Matheson did. She had two things left, actually. Fitness. Field vision.

The game was in stoppage time when the ball made a rare trip across midfield, onto the Canadians’ attacking side. Then it found its way to the left side, as Matheson came down the middle. The ball squirted between a Canadian foot and a French foot and found Matheson, who trapped it and found Sophie Schmidt open in front of the goal.
Schmidt took a shot, and the French goalkeeper dove to stop it. Instead, it hit off a French defender and rolled to Matheson, who had followed the play into the box. With an open goal to shoot into, Matheson didn’t miss, volleying it into the net and giving Canada a 1-0 win and the bronze medal.
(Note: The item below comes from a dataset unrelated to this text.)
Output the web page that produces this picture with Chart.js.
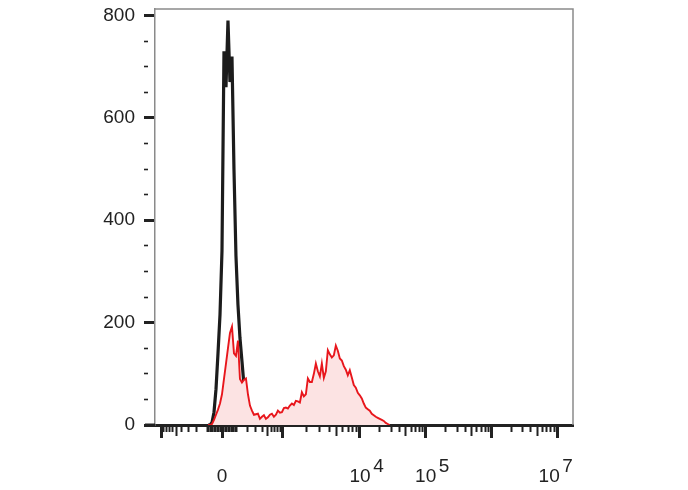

She might have been spent, but she had enough energy left to sprint to the corner, where she was tackled by one teammate. To give a sense of just how exhausted they were, no other Canadian player was able to get to her to celebrate by that point.
“That goal was just the right place at the right time,” she says humbly. “If you look at that goal, and I’ve seen it quite a few times, we had seven players around the perimeter. Someone would have gotten it.”
Maybe. But only one player did.
“I remember feeling incredible joy and relief that we didn’t have to play another thirty minutes,” says Matheson, who won a second bronze four years later in Rio, where Canada lost to Germany 2-0 in the semifinals, but then defeated Brazil 2-1 in the third-place game after scoring the first two and then withstanding a late Brazilian goal. But that was relatively tame compared to what happened in the London win.
“I mean, it was pure joy after that goal,” Matheson says. “I was interviewed on the field right after the game and asked about the goal, and honestly I had no idea. All I knew was that we were just so thrilled to have won. It took everything we had to make it happen, and when we did it, we were just so overcome with happiness.”
The Canadian players received their medals – the first Olympic women’s soccer medals Canada had ever won – after the game. Three days later, they received the cases to hold the medals. In between, Matheson never took hers off.
“Not even when I was sleeping,” she says.